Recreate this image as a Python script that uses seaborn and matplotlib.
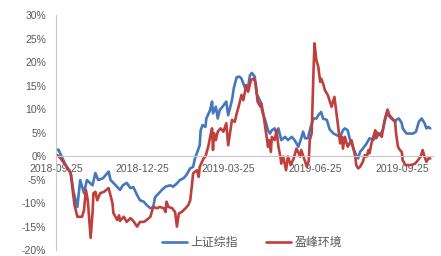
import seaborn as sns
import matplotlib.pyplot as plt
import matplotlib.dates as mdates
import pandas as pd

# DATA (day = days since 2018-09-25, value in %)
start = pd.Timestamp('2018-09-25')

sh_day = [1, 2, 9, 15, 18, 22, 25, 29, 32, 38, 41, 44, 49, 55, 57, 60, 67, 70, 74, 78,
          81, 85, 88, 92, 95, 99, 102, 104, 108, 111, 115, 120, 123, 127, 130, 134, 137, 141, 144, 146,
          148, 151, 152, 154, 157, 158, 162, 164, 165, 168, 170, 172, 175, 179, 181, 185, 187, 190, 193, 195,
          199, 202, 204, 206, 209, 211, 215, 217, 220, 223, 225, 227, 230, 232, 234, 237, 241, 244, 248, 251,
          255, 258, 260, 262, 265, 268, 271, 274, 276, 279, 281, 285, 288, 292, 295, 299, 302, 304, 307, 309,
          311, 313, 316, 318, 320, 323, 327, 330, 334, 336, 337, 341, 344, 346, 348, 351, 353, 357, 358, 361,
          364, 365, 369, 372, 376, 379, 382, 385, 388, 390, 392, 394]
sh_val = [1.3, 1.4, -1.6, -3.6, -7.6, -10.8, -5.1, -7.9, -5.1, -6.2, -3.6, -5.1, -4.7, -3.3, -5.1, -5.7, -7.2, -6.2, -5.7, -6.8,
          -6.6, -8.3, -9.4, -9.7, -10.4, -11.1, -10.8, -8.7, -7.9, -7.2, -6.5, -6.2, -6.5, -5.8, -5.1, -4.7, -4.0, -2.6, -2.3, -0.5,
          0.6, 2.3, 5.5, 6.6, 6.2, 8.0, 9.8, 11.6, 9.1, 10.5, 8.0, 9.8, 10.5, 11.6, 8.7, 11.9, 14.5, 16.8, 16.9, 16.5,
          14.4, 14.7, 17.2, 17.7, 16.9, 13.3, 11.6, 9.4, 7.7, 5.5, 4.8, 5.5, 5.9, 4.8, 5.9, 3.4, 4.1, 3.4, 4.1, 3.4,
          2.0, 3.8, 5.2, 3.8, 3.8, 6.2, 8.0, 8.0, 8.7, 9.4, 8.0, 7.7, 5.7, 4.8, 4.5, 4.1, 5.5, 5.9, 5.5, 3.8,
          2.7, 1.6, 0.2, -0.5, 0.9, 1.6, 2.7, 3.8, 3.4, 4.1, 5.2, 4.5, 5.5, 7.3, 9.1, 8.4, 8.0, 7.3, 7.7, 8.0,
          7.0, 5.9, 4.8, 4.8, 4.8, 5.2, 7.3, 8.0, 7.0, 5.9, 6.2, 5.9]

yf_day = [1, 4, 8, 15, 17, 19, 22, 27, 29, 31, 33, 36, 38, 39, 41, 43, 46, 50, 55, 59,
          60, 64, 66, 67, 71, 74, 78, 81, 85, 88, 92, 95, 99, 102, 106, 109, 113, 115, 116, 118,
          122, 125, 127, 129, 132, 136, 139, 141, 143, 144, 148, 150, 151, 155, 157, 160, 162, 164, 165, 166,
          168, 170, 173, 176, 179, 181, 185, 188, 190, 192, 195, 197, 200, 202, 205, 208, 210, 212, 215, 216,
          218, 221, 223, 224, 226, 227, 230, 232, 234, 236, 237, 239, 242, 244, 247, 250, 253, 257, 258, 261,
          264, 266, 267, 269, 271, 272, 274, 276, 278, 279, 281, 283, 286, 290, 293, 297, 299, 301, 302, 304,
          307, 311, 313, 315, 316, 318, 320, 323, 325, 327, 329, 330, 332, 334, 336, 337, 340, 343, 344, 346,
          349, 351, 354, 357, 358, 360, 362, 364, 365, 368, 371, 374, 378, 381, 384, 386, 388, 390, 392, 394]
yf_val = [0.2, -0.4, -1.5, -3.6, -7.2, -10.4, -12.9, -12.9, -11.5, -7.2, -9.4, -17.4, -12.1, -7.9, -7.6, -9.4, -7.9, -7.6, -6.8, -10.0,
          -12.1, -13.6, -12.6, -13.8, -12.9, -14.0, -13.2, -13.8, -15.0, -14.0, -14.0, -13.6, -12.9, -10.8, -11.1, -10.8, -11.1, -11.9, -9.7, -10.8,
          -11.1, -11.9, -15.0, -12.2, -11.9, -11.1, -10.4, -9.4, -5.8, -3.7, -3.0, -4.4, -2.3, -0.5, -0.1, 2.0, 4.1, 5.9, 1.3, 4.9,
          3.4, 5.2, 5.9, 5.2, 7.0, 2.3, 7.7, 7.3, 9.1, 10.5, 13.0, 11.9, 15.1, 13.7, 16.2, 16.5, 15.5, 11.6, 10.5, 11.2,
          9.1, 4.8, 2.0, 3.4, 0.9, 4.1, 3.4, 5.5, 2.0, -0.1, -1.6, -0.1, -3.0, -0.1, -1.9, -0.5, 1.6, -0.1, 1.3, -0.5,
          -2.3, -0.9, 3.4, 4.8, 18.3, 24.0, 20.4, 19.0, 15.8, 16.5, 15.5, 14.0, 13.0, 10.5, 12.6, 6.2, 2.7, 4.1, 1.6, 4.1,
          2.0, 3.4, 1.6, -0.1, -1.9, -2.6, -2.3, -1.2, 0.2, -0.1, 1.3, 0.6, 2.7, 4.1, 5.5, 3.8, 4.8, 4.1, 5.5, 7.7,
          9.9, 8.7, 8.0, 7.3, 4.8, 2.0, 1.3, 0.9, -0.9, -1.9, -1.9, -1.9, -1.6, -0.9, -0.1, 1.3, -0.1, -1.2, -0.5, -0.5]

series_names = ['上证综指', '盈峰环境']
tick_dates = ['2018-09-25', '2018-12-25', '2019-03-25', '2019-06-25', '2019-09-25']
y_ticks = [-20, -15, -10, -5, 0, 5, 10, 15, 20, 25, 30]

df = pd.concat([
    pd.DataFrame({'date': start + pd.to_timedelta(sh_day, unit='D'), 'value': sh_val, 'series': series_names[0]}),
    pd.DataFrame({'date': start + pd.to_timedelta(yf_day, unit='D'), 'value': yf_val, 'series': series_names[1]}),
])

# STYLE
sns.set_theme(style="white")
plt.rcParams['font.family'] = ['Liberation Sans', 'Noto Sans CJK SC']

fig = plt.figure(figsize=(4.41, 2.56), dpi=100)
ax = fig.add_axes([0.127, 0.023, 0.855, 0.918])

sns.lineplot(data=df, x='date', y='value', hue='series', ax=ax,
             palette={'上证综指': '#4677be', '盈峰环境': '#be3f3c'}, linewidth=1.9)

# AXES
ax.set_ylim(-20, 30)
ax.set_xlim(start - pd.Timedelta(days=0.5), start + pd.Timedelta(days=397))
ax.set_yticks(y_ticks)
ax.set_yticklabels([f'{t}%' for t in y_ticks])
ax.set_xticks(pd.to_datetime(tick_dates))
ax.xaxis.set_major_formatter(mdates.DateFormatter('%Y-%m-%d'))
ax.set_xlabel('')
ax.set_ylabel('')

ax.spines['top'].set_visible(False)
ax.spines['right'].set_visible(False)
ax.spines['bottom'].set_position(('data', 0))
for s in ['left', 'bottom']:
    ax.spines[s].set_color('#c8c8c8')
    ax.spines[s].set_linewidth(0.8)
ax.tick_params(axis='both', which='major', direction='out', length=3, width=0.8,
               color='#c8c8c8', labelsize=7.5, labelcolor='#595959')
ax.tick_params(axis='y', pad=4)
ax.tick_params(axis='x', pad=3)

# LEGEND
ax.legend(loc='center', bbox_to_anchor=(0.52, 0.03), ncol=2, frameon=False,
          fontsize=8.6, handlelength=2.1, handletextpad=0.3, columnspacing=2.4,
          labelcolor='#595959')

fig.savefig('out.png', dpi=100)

· · ·

● **Task goal**
Leave out the pictures and restate, word for word, the lines from the top of the data through the line containing "start = pd.Timestamp('2018-09-25')", both included.

● **Solution to this task**
Recreate this image as a Python script that uses seaborn and matplotlib.
import seaborn as sns
import matplotlib.pyplot as plt
import matplotlib.dates as mdates
import pandas as pd

# DATA (day = days since 2018-09-25, value in %)
start = pd.Timestamp('2018-09-25')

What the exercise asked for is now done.